- _To do_
Write out the entries verbatim and leave the images out of the copy.

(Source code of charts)

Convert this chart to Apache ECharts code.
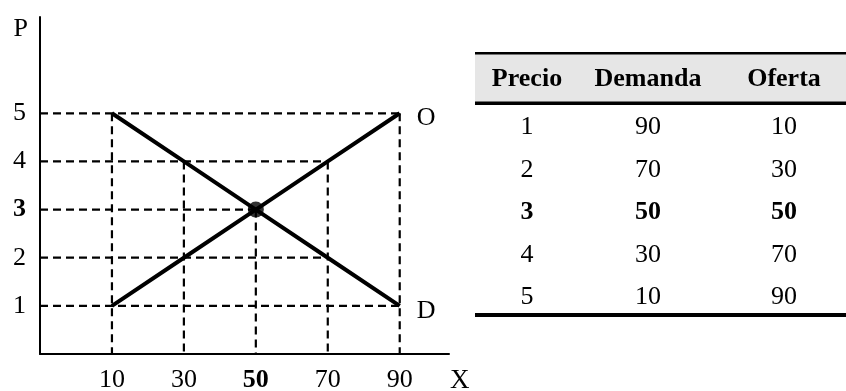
<!DOCTYPE html>
<html>
<head>
<meta charset="utf-8">
<script src="https://cdn.jsdelivr.net/npm/echarts@6/dist/echarts.min.js"></script>
<style>
  html, body { margin: 0; padding: 0; background: #ffffff; }
  #chart { width: 846px; height: 391px; }
</style>
</head>
<body>
<div id="chart"></div>
<script>
// Market schedule: price, quantity demanded, quantity supplied
const precio  = [1, 2, 3, 4, 5];
const demanda = [90, 70, 50, 30, 10];
const oferta  = [10, 30, 50, 70, 90];

// Axis tick labels
const xTicks = [10, 30, 50, 70, 90];
const yTicks = [1, 2, 3, 4, 5];

// Table headings
const headers = ['Precio', 'Demanda', 'Oferta'];

const FONT = '"Liberation Serif", "Times New Roman", serif';
const FS = 26;
const X_MIN = -10, X_MAX = 103.7, Y_MIN = 0, Y_MAX = 7;

// Equilibrium: price where quantity demanded equals quantity supplied
const eqIndex = precio.findIndex((p, i) => demanda[i] === oferta[i]);
const eqPrice = precio[eqIndex];
const eqQty = demanda[eqIndex];

// Dashed guide lines: horizontal from the P axis to the farthest point at each price,
// vertical from each point down to the X axis
const guides = [];
precio.forEach((p, i) => {
  guides.push([[X_MIN, p], [Math.max(demanda[i], oferta[i]), p]]);
});
const topPriceAt = {};
precio.forEach((p, i) => {
  [demanda[i], oferta[i]].forEach(q => {
    topPriceAt[q] = Math.max(topPriceAt[q] || 0, p);
  });
});
Object.keys(topPriceAt).forEach(q => {
  guides.push([[Number(q), topPriceAt[q]], [Number(q), Y_MIN]]);
});

const guideSeries = guides.map(seg => ({
  type: 'line',
  data: seg,
  symbol: 'none',
  silent: true,
  z: 1,
  lineStyle: { color: '#000', width: 2.2, type: [8, 5] }
}));

const lastIdx = precio.length - 1;
function curveData(qs, tag) {
  return precio.map((p, i) => {
    const item = { value: [qs[i], p] };
    if (i === (tag === 'O' ? lastIdx : 0)) {
      item.label = {
        show: true, position: 'right', distance: 17, offset: [0, 5],
        formatter: tag, fontFamily: FONT, fontSize: FS, color: '#000'
      };
    }
    return item;
  });
}

// Table drawn as text blocks
const tableLeft = 475, tableRight = 846;
const colX = [527, 648, 784];
const headerMid = 79;
const rowY = [127, 170, 212, 255, 297];
const graphics = [
  { type: 'rect', shape: { x: tableLeft, y: 54, width: tableRight - tableLeft, height: 48 },
    style: { fill: '#e6e6e6' }, silent: true },
  { type: 'rect', shape: { x: tableLeft, y: 52, width: tableRight - tableLeft, height: 2.5 },
    style: { fill: '#000' }, silent: true },
  { type: 'rect', shape: { x: tableLeft, y: 101.5, width: tableRight - tableLeft, height: 3.5 },
    style: { fill: '#000' }, silent: true },
  { type: 'rect', shape: { x: tableLeft, y: 313, width: tableRight - tableLeft, height: 4 },
    style: { fill: '#000' }, silent: true }
];
headers.forEach((h, c) => {
  graphics.push({
    type: 'text', x: colX[c], y: headerMid, silent: true,
    style: { text: h, fill: '#000', font: 'bold ' + FS + 'px ' + FONT, textAlign: 'center', textVerticalAlign: 'middle' }
  });
});
precio.forEach((p, r) => {
  const bold = r === eqIndex;
  [p, demanda[r], oferta[r]].forEach((v, c) => {
    graphics.push({
      type: 'text', x: colX[c], y: rowY[r], silent: true,
      style: { text: String(v), fill: '#000', font: (bold ? 'bold ' : '') + FS + 'px ' + FONT,
               textAlign: 'center', textVerticalAlign: 'middle' }
    });
  });
});

const chart = echarts.init(document.getElementById('chart'), null, { renderer: 'canvas' });
chart.setOption({
  animation: false,
  backgroundColor: '#ffffff',
  grid: { left: 40, right: 397, top: 17, bottom: 37, containLabel: false, outerBoundsMode: 'none' },
  xAxis: {
    type: 'value', min: X_MIN, max: X_MAX, interval: 20,
    name: 'X', nameLocation: 'end', nameGap: 1,
    nameTextStyle: { fontFamily: FONT, fontSize: 27, color: '#000', verticalAlign: 'top', align: 'left', padding: [13, 0, 0, 0] },
    axisLine: { onZero: false, lineStyle: { color: '#000', width: 2 } },
    axisTick: { show: false },
    splitLine: { show: false },
    axisLabel: {
      margin: 13, color: '#000', fontFamily: FONT, fontSize: FS,
      formatter: v => xTicks.includes(v) ? (v === eqQty ? '{b|' + v + '}' : String(v)) : '',
      rich: { b: { fontFamily: FONT, fontSize: FS, fontWeight: 'bold', color: '#000' } }
    }
  },
  yAxis: {
    type: 'value', min: Y_MIN, max: Y_MAX, interval: 1,
    name: 'P', nameLocation: 'end', nameGap: 1,
    nameTextStyle: { fontFamily: FONT, fontSize: FS, color: '#000', align: 'right', verticalAlign: 'top', padding: [0, 12, 0, 0] },
    axisLine: { onZero: false, lineStyle: { color: '#000', width: 2 } },
    axisTick: { show: false },
    splitLine: { show: false },
    axisLabel: {
      margin: 14, color: '#000', fontFamily: FONT, fontSize: FS,
      formatter: v => yTicks.includes(v) ? (v === eqPrice ? '{b|' + v + '}' : String(v)) : '',
      rich: { b: { fontFamily: FONT, fontSize: FS, fontWeight: 'bold', color: '#000' } }
    }
  },
  graphic: graphics,
  series: guideSeries.concat([
    {
      name: 'Demanda', type: 'line', z: 3, symbol: 'circle', symbolSize: 0.01,
      data: curveData(demanda, 'D'),
      lineStyle: { color: '#000', width: 4 }
    },
    {
      name: 'Oferta', type: 'line', z: 3, symbol: 'circle', symbolSize: 0.01,
      data: curveData(oferta, 'O'),
      lineStyle: { color: '#000', width: 4 }
    },
    {
      name: 'Equilibrio', type: 'scatter', z: 4, symbolSize: 16,
      itemStyle: { color: '#000' },
      data: [[eqQty, eqPrice]]
    }
  ])
});
</script>
</body>
</html>
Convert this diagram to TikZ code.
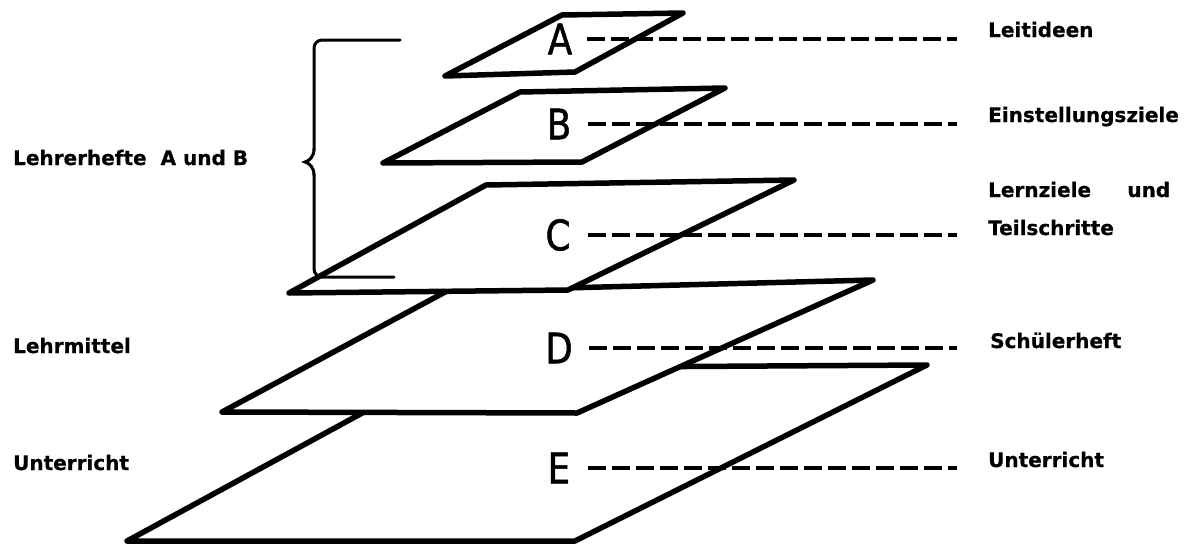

- _Answer in full_
Convert this chart to Apache ECharts code.
<!DOCTYPE html>
<html>
<head>
<meta charset="utf-8">
<script src="https://cdn.jsdelivr.net/npm/echarts@6/dist/echarts.min.js"></script>
<style>
  html, body { margin: 0; padding: 0; background: #ffffff; }
  #chart { width: 846px; height: 391px; }
</style>
</head>
<body>
<div id="chart"></div>
<script>
// Market schedule: price, quantity demanded, quantity supplied
const precio  = [1, 2, 3, 4, 5];
const demanda = [90, 70, 50, 30, 10];
const oferta  = [10, 30, 50, 70, 90];

// Axis tick labels
const xTicks = [10, 30, 50, 70, 90];
const yTicks = [1, 2, 3, 4, 5];

// Table headings
const headers = ['Precio', 'Demanda', 'Oferta'];

const FONT = '"Liberation Serif", "Times New Roman", serif';
const FS = 26;
const X_MIN = -10, X_MAX = 103.7, Y_MIN = 0, Y_MAX = 7;

// Equilibrium: price where quantity demanded equals quantity supplied
const eqIndex = precio.findIndex((p, i) => demanda[i] === oferta[i]);
const eqPrice = precio[eqIndex];
const eqQty = demanda[eqIndex];

// Dashed guide lines: horizontal from the P axis to the farthest point at each price,
// vertical from each point down to the X axis
const guides = [];
precio.forEach((p, i) => {
  guides.push([[X_MIN, p], [Math.max(demanda[i], oferta[i]), p]]);
});
const topPriceAt = {};
precio.forEach((p, i) => {
  [demanda[i], oferta[i]].forEach(q => {
    topPriceAt[q] = Math.max(topPriceAt[q] || 0, p);
  });
});
Object.keys(topPriceAt).forEach(q => {
  guides.push([[Number(q), topPriceAt[q]], [Number(q), Y_MIN]]);
});

const guideSeries = guides.map(seg => ({
  type: 'line',
  data: seg,
  symbol: 'none',
  silent: true,
  z: 1,
  lineStyle: { color: '#000', width: 2.2, type: [8, 5] }
}));

const lastIdx = precio.length - 1;
function curveData(qs, tag) {
  return precio.map((p, i) => {
    const item = { value: [qs[i], p] };
    if (i === (tag === 'O' ? lastIdx : 0)) {
      item.label = {
        show: true, position: 'right', distance: 17, offset: [0, 5],
        formatter: tag, fontFamily: FONT, fontSize: FS, color: '#000'
      };
    }
    return item;
  });
}

// Table drawn as text blocks
const tableLeft = 475, tableRight = 846;
const colX = [527, 648, 784];
const headerMid = 79;
const rowY = [127, 170, 212, 255, 297];
const graphics = [
  { type: 'rect', shape: { x: tableLeft, y: 54, width: tableRight - tableLeft, height: 48 },
    style: { fill: '#e6e6e6' }, silent: true },
  { type: 'rect', shape: { x: tableLeft, y: 52, width: tableRight - tableLeft, height: 2.5 },
    style: { fill: '#000' }, silent: true },
  { type: 'rect', shape: { x: tableLeft, y: 101.5, width: tableRight - tableLeft, height: 3.5 },
    style: { fill: '#000' }, silent: true },
  { type: 'rect', shape: { x: tableLeft, y: 313, width: tableRight - tableLeft, height: 4 },
    style: { fill: '#000' }, silent: true }
];
headers.forEach((h, c) => {
  graphics.push({
    type: 'text', x: colX[c], y: headerMid, silent: true,
    style: { text: h, fill: '#000', font: 'bold ' + FS + 'px ' + FONT, textAlign: 'center', textVerticalAlign: 'middle' }
  });
});
precio.forEach((p, r) => {
  const bold = r === eqIndex;
  [p, demanda[r], oferta[r]].forEach((v, c) => {
    graphics.push({
      type: 'text', x: colX[c], y: rowY[r], silent: true,
      style: { text: String(v), fill: '#000', font: (bold ? 'bold ' : '') + FS + 'px ' + FONT,
               textAlign: 'center', textVerticalAlign: 'middle' }
    });
  });
});

const chart = echarts.init(document.getElementById('chart'), null, { renderer: 'canvas' });
chart.setOption({
  animation: false,
  backgroundColor: '#ffffff',
  grid: { left: 40, right: 397, top: 17, bottom: 37, containLabel: false, outerBoundsMode: 'none' },
  xAxis: {
    type: 'value', min: X_MIN, max: X_MAX, interval: 20,
    name: 'X', nameLocation: 'end', nameGap: 1,
    nameTextStyle: { fontFamily: FONT, fontSize: 27, color: '#000', verticalAlign: 'top', align: 'left', padding: [13, 0, 0, 0] },
    axisLine: { onZero: false, lineStyle: { color: '#000', width: 2 } },
    axisTick: { show: false },
    splitLine: { show: false },
    axisLabel: {
      margin: 13, color: '#000', fontFamily: FONT, fontSize: FS,
      formatter: v => xTicks.includes(v) ? (v === eqQty ? '{b|' + v + '}' : String(v)) : '',
      rich: { b: { fontFamily: FONT, fontSize: FS, fontWeight: 'bold', color: '#000' } }
    }
  },
  yAxis: {
    type: 'value', min: Y_MIN, max: Y_MAX, interval: 1,
    name: 'P', nameLocation: 'end', nameGap: 1,
    nameTextStyle: { fontFamily: FONT, fontSize: FS, color: '#000', align: 'right', verticalAlign: 'top', padding: [0, 12, 0, 0] },
    axisLine: { onZero: false, lineStyle: { color: '#000', width: 2 } },
    axisTick: { show: false },
    splitLine: { show: false },
    axisLabel: {
      margin: 14, color: '#000', fontFamily: FONT, fontSize: FS,
      formatter: v => yTicks.includes(v) ? (v === eqPrice ? '{b|' + v + '}' : String(v)) : '',
      rich: { b: { fontFamily: FONT, fontSize: FS, fontWeight: 'bold', color: '#000' } }
    }
  },
  graphic: graphics,
  series: guideSeries.concat([
    {
      name: 'Demanda', type: 'line', z: 3, symbol: 'circle', symbolSize: 0.01,
      data: curveData(demanda, 'D'),
      lineStyle: { color: '#000', width: 4 }
    },
    {
      name: 'Oferta', type: 'line', z: 3, symbol: 'circle', symbolSize: 0.01,
      data: curveData(oferta, 'O'),
      lineStyle: { color: '#000', width: 4 }
    },
    {
      name: 'Equilibrio', type: 'scatter', z: 4, symbolSize: 16,
      itemStyle: { color: '#000' },
      data: [[eqQty, eqPrice]]
    }
  ])
});
</script>
</body>
</html>
Convert this diagram to TikZ code.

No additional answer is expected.